§ Exercise brief
Each line of the listing must be transcribed exactly, except for the images, which should be excluded.

§ Data provided

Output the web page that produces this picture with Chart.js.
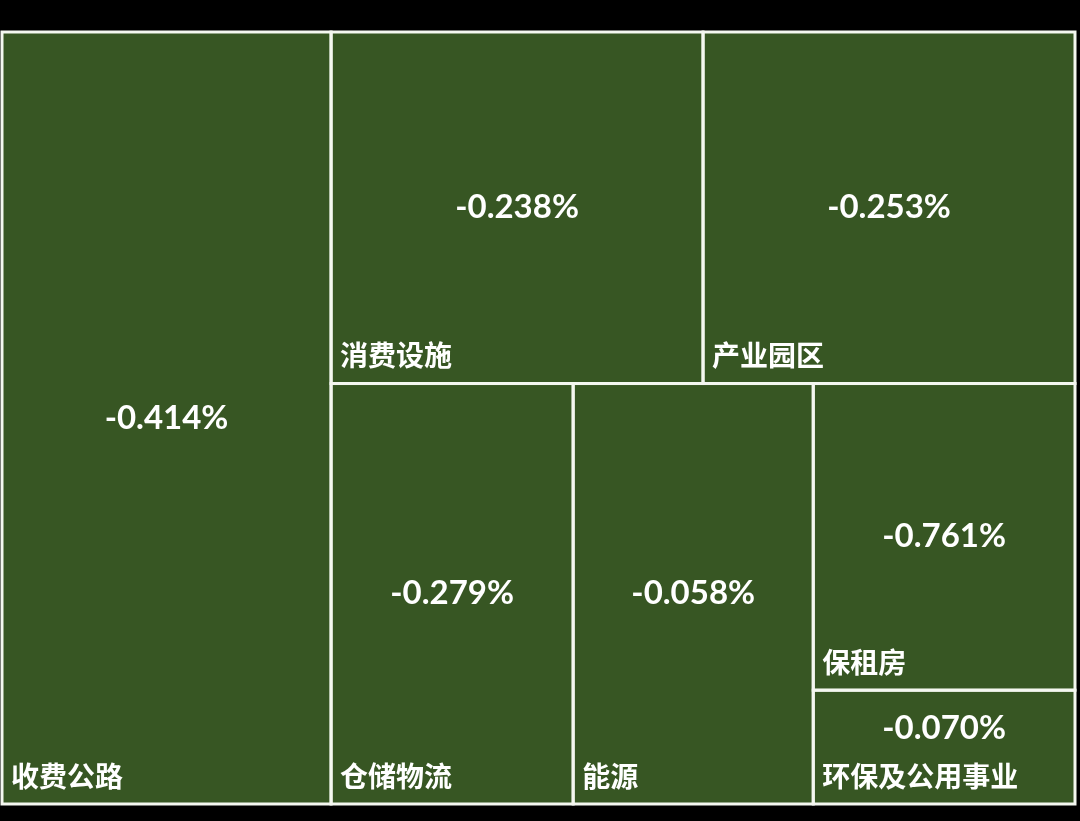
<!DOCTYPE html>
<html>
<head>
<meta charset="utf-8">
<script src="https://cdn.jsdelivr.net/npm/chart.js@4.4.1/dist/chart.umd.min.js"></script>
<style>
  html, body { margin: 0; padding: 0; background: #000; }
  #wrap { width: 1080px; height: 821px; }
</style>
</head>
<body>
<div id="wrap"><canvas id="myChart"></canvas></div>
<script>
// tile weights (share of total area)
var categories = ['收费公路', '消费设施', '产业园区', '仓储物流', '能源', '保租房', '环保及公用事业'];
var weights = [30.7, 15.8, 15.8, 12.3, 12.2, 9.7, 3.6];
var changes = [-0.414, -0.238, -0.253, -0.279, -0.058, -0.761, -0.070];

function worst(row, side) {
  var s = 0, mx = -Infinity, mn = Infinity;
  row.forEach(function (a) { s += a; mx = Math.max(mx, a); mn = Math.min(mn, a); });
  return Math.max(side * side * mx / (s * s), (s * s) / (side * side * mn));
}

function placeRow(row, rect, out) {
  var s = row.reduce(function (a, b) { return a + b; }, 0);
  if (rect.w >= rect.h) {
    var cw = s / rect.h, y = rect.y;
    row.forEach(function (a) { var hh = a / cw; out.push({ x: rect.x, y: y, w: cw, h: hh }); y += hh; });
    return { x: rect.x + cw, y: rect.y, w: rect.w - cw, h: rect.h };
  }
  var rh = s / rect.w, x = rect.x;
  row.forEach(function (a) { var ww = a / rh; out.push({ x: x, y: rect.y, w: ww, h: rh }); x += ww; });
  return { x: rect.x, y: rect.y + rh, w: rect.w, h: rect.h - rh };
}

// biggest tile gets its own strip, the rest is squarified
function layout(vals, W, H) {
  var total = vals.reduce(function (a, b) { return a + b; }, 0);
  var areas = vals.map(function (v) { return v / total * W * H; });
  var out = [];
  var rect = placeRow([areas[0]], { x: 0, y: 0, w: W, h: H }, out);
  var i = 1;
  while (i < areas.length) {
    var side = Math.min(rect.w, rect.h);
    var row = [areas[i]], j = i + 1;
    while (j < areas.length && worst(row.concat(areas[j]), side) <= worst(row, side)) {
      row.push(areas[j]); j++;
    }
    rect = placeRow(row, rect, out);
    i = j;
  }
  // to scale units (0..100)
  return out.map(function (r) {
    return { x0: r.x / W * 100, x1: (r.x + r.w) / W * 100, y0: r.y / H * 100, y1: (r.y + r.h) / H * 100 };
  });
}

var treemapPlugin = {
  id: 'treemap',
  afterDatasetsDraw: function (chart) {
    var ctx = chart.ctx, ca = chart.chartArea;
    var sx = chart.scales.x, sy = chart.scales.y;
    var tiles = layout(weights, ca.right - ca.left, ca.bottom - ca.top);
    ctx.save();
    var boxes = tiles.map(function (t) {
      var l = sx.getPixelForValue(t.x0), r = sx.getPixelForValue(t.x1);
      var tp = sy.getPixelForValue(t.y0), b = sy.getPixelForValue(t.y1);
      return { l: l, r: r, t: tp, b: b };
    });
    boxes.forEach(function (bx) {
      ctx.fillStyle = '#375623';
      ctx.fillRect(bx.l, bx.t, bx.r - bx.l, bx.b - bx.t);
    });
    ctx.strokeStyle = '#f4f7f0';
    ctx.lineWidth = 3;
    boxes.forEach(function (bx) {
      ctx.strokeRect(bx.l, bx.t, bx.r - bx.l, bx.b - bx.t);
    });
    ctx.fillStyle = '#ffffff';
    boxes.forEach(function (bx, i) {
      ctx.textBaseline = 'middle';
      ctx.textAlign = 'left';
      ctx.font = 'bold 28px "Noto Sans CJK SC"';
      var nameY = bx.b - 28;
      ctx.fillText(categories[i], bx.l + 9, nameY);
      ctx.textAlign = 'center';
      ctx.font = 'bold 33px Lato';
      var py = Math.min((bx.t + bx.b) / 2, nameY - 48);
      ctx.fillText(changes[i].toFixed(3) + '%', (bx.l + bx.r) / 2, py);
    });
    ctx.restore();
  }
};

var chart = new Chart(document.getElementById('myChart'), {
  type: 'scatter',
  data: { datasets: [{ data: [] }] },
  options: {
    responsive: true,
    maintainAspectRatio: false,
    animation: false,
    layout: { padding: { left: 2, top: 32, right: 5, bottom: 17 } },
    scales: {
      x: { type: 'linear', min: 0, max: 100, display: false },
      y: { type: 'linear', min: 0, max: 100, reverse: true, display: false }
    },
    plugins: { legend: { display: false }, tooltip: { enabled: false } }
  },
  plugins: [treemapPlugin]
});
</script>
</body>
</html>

§ The response
Output the web page that produces this picture with Chart.js.
<!DOCTYPE html>
<html>
<head>
<meta charset="utf-8">
<script src="https://cdn.jsdelivr.net/npm/chart.js@4.4.1/dist/chart.umd.min.js"></script>
<style>
  html, body { margin: 0; padding: 0; background: #000; }
  #wrap { width: 1080px; height: 821px; }
</style>
</head>
<body>
<div id="wrap"><canvas id="myChart"></canvas></div>
<script>
// tile weights (share of total area)
var categories = ['收费公路', '消费设施', '产业园区', '仓储物流', '能源', '保租房', '环保及公用事业'];
var weights = [30.7, 15.8, 15.8, 12.3, 12.2, 9.7, 3.6];
var changes = [-0.414, -0.238, -0.253, -0.279, -0.058, -0.761, -0.070];

function worst(row, side) {
  var s = 0, mx = -Infinity, mn = Infinity;
  row.forEach(function (a) { s += a; mx = Math.max(mx, a); mn = Math.min(mn, a); });
  return Math.max(side * side * mx / (s * s), (s * s) / (side * side * mn));
}

function placeRow(row, rect, out) {
  var s = row.reduce(function (a, b) { return a + b; }, 0);
  if (rect.w >= rect.h) {
    var cw = s / rect.h, y = rect.y;
    row.forEach(function (a) { var hh = a / cw; out.push({ x: rect.x, y: y, w: cw, h: hh }); y += hh; });
    return { x: rect.x + cw, y: rect.y, w: rect.w - cw, h: rect.h };
  }
  var rh = s / rect.w, x = rect.x;
  row.forEach(function (a) { var ww = a / rh; out.push({ x: x, y: rect.y, w: ww, h: rh }); x += ww; });
  return { x: rect.x, y: rect.y + rh, w: rect.w, h: rect.h - rh };
}

// biggest tile gets its own strip, the rest is squarified
function layout(vals, W, H) {
  var total = vals.reduce(function (a, b) { return a + b; }, 0);
  var areas = vals.map(function (v) { return v / total * W * H; });
  var out = [];
  var rect = placeRow([areas[0]], { x: 0, y: 0, w: W, h: H }, out);
  var i = 1;
  while (i < areas.length) {
    var side = Math.min(rect.w, rect.h);
    var row = [areas[i]], j = i + 1;
    while (j < areas.length && worst(row.concat(areas[j]), side) <= worst(row, side)) {
      row.push(areas[j]); j++;
    }
    rect = placeRow(row, rect, out);
    i = j;
  }
  // to scale units (0..100)
  return out.map(function (r) {
    return { x0: r.x / W * 100, x1: (r.x + r.w) / W * 100, y0: r.y / H * 100, y1: (r.y + r.h) / H * 100 };
  });
}

var treemapPlugin = {
  id: 'treemap',
  afterDatasetsDraw: function (chart) {
    var ctx = chart.ctx, ca = chart.chartArea;
    var sx = chart.scales.x, sy = chart.scales.y;
    var tiles = layout(weights, ca.right - ca.left, ca.bottom - ca.top);
    ctx.save();
    var boxes = tiles.map(function (t) {
      var l = sx.getPixelForValue(t.x0), r = sx.getPixelForValue(t.x1);
      var tp = sy.getPixelForValue(t.y0), b = sy.getPixelForValue(t.y1);
      return { l: l, r: r, t: tp, b: b };
    });
    boxes.forEach(function (bx) {
      ctx.fillStyle = '#375623';
      ctx.fillRect(bx.l, bx.t, bx.r - bx.l, bx.b - bx.t);
    });
    ctx.strokeStyle = '#f4f7f0';
    ctx.lineWidth = 3;
    boxes.forEach(function (bx) {
      ctx.strokeRect(bx.l, bx.t, bx.r - bx.l, bx.b - bx.t);
    });
    ctx.fillStyle = '#ffffff';
    boxes.forEach(function (bx, i) {
      ctx.textBaseline = 'middle';
      ctx.textAlign = 'left';
      ctx.font = 'bold 28px "Noto Sans CJK SC"';
      var nameY = bx.b - 28;
      ctx.fillText(categories[i], bx.l + 9, nameY);
      ctx.textAlign = 'center';
      ctx.font = 'bold 33px Lato';
      var py = Math.min((bx.t + bx.b) / 2, nameY - 48);
      ctx.fillText(changes[i].toFixed(3) + '%', (bx.l + bx.r) / 2, py);
    });
    ctx.restore();
  }
};

var chart = new Chart(document.getElementById('myChart'), {
  type: 'scatter',
  data: { datasets: [{ data: [] }] },
  options: {
    responsive: true,
    maintainAspectRatio: false,
    animation: false,
    layout: { padding: { left: 2, top: 32, right: 5, bottom: 17 } },
    scales: {
      x: { type: 'linear', min: 0, max: 100, display: false },
      y: { type: 'linear', min: 0, max: 100, reverse: true, display: false }
    },
    plugins: { legend: { display: false }, tooltip: { enabled: false } }
  },
  plugins: [treemapPlugin]
});
</script>
</body>
</html>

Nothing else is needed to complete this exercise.